◆ **WHAT THIS TASK INVOLVES**
Return each line of the listing below, unchanged, and omit the images.

◆ **DATA SECTION**
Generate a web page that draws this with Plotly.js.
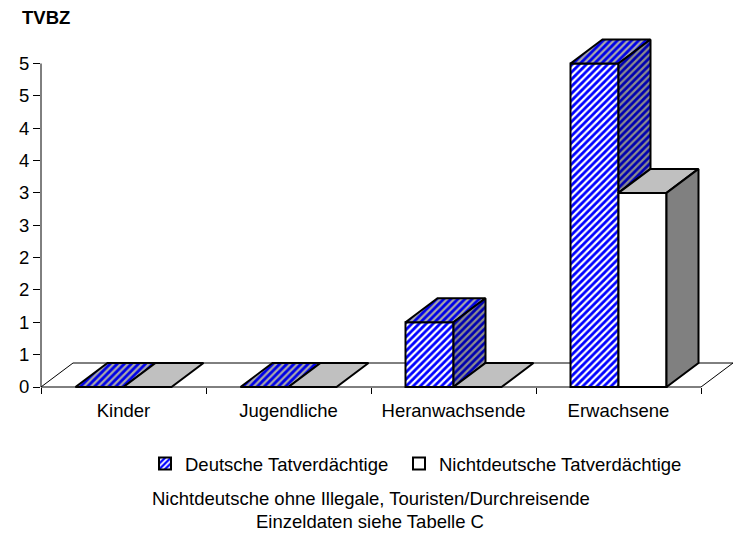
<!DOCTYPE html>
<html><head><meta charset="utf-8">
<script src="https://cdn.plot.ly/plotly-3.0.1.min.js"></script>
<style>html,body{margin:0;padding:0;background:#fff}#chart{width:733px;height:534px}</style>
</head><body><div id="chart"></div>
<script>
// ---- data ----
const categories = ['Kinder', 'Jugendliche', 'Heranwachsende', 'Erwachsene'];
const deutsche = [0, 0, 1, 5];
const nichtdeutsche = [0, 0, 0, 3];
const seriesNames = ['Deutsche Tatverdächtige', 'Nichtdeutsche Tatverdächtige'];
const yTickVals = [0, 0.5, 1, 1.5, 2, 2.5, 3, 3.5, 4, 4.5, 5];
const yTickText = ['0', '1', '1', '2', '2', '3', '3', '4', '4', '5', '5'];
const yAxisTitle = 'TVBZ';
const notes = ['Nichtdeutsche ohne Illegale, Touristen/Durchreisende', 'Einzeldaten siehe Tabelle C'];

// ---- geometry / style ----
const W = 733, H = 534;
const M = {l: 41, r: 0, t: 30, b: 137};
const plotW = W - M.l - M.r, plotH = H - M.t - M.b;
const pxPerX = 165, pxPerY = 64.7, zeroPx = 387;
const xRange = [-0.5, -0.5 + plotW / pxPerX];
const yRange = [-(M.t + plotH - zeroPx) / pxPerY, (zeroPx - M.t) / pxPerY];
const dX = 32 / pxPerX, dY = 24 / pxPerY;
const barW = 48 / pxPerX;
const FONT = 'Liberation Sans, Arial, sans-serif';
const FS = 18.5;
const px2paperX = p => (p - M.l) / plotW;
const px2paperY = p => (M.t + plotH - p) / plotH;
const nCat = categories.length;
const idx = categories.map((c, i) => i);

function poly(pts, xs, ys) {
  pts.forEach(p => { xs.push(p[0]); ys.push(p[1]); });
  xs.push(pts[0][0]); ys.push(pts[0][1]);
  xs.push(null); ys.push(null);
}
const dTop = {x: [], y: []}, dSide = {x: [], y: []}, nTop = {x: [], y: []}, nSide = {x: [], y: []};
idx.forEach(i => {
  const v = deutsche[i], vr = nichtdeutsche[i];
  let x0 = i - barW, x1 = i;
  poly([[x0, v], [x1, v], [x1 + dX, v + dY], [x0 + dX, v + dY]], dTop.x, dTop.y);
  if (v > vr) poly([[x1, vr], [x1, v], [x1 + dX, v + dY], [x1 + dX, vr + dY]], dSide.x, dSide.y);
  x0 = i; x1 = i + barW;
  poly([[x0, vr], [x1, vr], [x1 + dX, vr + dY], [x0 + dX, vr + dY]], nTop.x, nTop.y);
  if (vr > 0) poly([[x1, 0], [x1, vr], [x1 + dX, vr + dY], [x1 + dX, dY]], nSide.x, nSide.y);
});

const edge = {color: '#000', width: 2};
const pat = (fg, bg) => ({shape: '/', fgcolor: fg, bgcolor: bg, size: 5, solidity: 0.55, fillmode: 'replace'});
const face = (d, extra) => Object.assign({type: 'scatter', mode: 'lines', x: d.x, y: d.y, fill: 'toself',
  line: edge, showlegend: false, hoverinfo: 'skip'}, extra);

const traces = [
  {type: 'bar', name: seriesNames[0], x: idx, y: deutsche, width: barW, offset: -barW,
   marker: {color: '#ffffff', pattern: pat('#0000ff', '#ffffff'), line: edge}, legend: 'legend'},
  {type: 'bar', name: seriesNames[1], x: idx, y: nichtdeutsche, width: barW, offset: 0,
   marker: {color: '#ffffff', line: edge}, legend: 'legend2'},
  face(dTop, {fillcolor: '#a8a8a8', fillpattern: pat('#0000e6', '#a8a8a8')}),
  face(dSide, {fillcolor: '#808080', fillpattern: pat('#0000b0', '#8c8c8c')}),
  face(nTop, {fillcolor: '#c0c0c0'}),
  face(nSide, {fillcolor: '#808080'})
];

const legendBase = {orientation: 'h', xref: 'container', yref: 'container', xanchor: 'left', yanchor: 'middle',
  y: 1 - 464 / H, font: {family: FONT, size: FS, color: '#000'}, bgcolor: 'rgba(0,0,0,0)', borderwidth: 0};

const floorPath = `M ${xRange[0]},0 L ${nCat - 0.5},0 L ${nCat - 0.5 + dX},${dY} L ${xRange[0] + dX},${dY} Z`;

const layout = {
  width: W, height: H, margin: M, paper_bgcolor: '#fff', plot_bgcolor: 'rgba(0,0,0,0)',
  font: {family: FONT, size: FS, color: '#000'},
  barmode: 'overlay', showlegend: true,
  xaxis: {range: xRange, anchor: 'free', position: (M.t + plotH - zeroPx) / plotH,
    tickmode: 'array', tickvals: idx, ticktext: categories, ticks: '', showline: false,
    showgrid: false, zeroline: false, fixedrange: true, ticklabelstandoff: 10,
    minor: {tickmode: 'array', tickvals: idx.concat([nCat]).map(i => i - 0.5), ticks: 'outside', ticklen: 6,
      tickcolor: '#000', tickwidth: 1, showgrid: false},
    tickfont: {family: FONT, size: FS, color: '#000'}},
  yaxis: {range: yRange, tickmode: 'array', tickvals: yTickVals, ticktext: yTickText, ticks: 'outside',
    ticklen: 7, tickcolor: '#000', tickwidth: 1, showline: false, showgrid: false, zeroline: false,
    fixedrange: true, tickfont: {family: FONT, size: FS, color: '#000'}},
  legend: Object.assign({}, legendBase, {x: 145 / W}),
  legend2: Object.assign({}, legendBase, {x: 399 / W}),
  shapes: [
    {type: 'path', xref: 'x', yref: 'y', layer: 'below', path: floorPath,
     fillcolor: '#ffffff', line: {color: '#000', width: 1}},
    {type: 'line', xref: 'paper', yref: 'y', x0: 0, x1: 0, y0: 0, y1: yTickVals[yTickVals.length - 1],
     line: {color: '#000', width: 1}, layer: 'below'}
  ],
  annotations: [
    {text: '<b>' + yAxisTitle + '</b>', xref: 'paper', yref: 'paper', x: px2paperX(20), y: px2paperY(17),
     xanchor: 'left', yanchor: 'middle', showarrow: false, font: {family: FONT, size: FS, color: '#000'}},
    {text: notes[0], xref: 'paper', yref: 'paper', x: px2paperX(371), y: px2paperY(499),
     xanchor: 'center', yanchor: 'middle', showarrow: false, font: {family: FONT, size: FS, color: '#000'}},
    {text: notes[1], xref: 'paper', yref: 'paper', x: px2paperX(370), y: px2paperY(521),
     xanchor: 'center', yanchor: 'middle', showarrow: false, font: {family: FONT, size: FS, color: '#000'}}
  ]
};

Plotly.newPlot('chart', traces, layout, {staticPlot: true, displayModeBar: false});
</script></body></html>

◆ **FULL RESPONSE**
Generate a web page that draws this with Plotly.js.
<!DOCTYPE html>
<html><head><meta charset="utf-8">
<script src="https://cdn.plot.ly/plotly-3.0.1.min.js"></script>
<style>html,body{margin:0;padding:0;background:#fff}#chart{width:733px;height:534px}</style>
</head><body><div id="chart"></div>
<script>
// ---- data ----
const categories = ['Kinder', 'Jugendliche', 'Heranwachsende', 'Erwachsene'];
const deutsche = [0, 0, 1, 5];
const nichtdeutsche = [0, 0, 0, 3];
const seriesNames = ['Deutsche Tatverdächtige', 'Nichtdeutsche Tatverdächtige'];
const yTickVals = [0, 0.5, 1, 1.5, 2, 2.5, 3, 3.5, 4, 4.5, 5];
const yTickText = ['0', '1', '1', '2', '2', '3', '3', '4', '4', '5', '5'];
const yAxisTitle = 'TVBZ';
const notes = ['Nichtdeutsche ohne Illegale, Touristen/Durchreisende', 'Einzeldaten siehe Tabelle C'];

// ---- geometry / style ----
const W = 733, H = 534;
const M = {l: 41, r: 0, t: 30, b: 137};
const plotW = W - M.l - M.r, plotH = H - M.t - M.b;
const pxPerX = 165, pxPerY = 64.7, zeroPx = 387;
const xRange = [-0.5, -0.5 + plotW / pxPerX];
const yRange = [-(M.t + plotH - zeroPx) / pxPerY, (zeroPx - M.t) / pxPerY];
const dX = 32 / pxPerX, dY = 24 / pxPerY;
const barW = 48 / pxPerX;
const FONT = 'Liberation Sans, Arial, sans-serif';
const FS = 18.5;
const px2paperX = p => (p - M.l) / plotW;
const px2paperY = p => (M.t + plotH - p) / plotH;
const nCat = categories.length;
const idx = categories.map((c, i) => i);

function poly(pts, xs, ys) {
  pts.forEach(p => { xs.push(p[0]); ys.push(p[1]); });
  xs.push(pts[0][0]); ys.push(pts[0][1]);
  xs.push(null); ys.push(null);
}
const dTop = {x: [], y: []}, dSide = {x: [], y: []}, nTop = {x: [], y: []}, nSide = {x: [], y: []};
idx.forEach(i => {
  const v = deutsche[i], vr = nichtdeutsche[i];
  let x0 = i - barW, x1 = i;
  poly([[x0, v], [x1, v], [x1 + dX, v + dY], [x0 + dX, v + dY]], dTop.x, dTop.y);
  if (v > vr) poly([[x1, vr], [x1, v], [x1 + dX, v + dY], [x1 + dX, vr + dY]], dSide.x, dSide.y);
  x0 = i; x1 = i + barW;
  poly([[x0, vr], [x1, vr], [x1 + dX, vr + dY], [x0 + dX, vr + dY]], nTop.x, nTop.y);
  if (vr > 0) poly([[x1, 0], [x1, vr], [x1 + dX, vr + dY], [x1 + dX, dY]], nSide.x, nSide.y);
});

const edge = {color: '#000', width: 2};
const pat = (fg, bg) => ({shape: '/', fgcolor: fg, bgcolor: bg, size: 5, solidity: 0.55, fillmode: 'replace'});
const face = (d, extra) => Object.assign({type: 'scatter', mode: 'lines', x: d.x, y: d.y, fill: 'toself',
  line: edge, showlegend: false, hoverinfo: 'skip'}, extra);

const traces = [
  {type: 'bar', name: seriesNames[0], x: idx, y: deutsche, width: barW, offset: -barW,
   marker: {color: '#ffffff', pattern: pat('#0000ff', '#ffffff'), line: edge}, legend: 'legend'},
  {type: 'bar', name: seriesNames[1], x: idx, y: nichtdeutsche, width: barW, offset: 0,
   marker: {color: '#ffffff', line: edge}, legend: 'legend2'},
  face(dTop, {fillcolor: '#a8a8a8', fillpattern: pat('#0000e6', '#a8a8a8')}),
  face(dSide, {fillcolor: '#808080', fillpattern: pat('#0000b0', '#8c8c8c')}),
  face(nTop, {fillcolor: '#c0c0c0'}),
  face(nSide, {fillcolor: '#808080'})
];

const legendBase = {orientation: 'h', xref: 'container', yref: 'container', xanchor: 'left', yanchor: 'middle',
  y: 1 - 464 / H, font: {family: FONT, size: FS, color: '#000'}, bgcolor: 'rgba(0,0,0,0)', borderwidth: 0};

const floorPath = `M ${xRange[0]},0 L ${nCat - 0.5},0 L ${nCat - 0.5 + dX},${dY} L ${xRange[0] + dX},${dY} Z`;

const layout = {
  width: W, height: H, margin: M, paper_bgcolor: '#fff', plot_bgcolor: 'rgba(0,0,0,0)',
  font: {family: FONT, size: FS, color: '#000'},
  barmode: 'overlay', showlegend: true,
  xaxis: {range: xRange, anchor: 'free', position: (M.t + plotH - zeroPx) / plotH,
    tickmode: 'array', tickvals: idx, ticktext: categories, ticks: '', showline: false,
    showgrid: false, zeroline: false, fixedrange: true, ticklabelstandoff: 10,
    minor: {tickmode: 'array', tickvals: idx.concat([nCat]).map(i => i - 0.5), ticks: 'outside', ticklen: 6,
      tickcolor: '#000', tickwidth: 1, showgrid: false},
    tickfont: {family: FONT, size: FS, color: '#000'}},
  yaxis: {range: yRange, tickmode: 'array', tickvals: yTickVals, ticktext: yTickText, ticks: 'outside',
    ticklen: 7, tickcolor: '#000', tickwidth: 1, showline: false, showgrid: false, zeroline: false,
    fixedrange: true, tickfont: {family: FONT, size: FS, color: '#000'}},
  legend: Object.assign({}, legendBase, {x: 145 / W}),
  legend2: Object.assign({}, legendBase, {x: 399 / W}),
  shapes: [
    {type: 'path', xref: 'x', yref: 'y', layer: 'below', path: floorPath,
     fillcolor: '#ffffff', line: {color: '#000', width: 1}},
    {type: 'line', xref: 'paper', yref: 'y', x0: 0, x1: 0, y0: 0, y1: yTickVals[yTickVals.length - 1],
     line: {color: '#000', width: 1}, layer: 'below'}
  ],
  annotations: [
    {text: '<b>' + yAxisTitle + '</b>', xref: 'paper', yref: 'paper', x: px2paperX(20), y: px2paperY(17),
     xanchor: 'left', yanchor: 'middle', showarrow: false, font: {family: FONT, size: FS, color: '#000'}},
    {text: notes[0], xref: 'paper', yref: 'paper', x: px2paperX(371), y: px2paperY(499),
     xanchor: 'center', yanchor: 'middle', showarrow: false, font: {family: FONT, size: FS, color: '#000'}},
    {text: notes[1], xref: 'paper', yref: 'paper', x: px2paperX(370), y: px2paperY(521),
     xanchor: 'center', yanchor: 'middle', showarrow: false, font: {family: FONT, size: FS, color: '#000'}}
  ]
};

Plotly.newPlot('chart', traces, layout, {staticPlot: true, displayModeBar: false});
</script></body></html>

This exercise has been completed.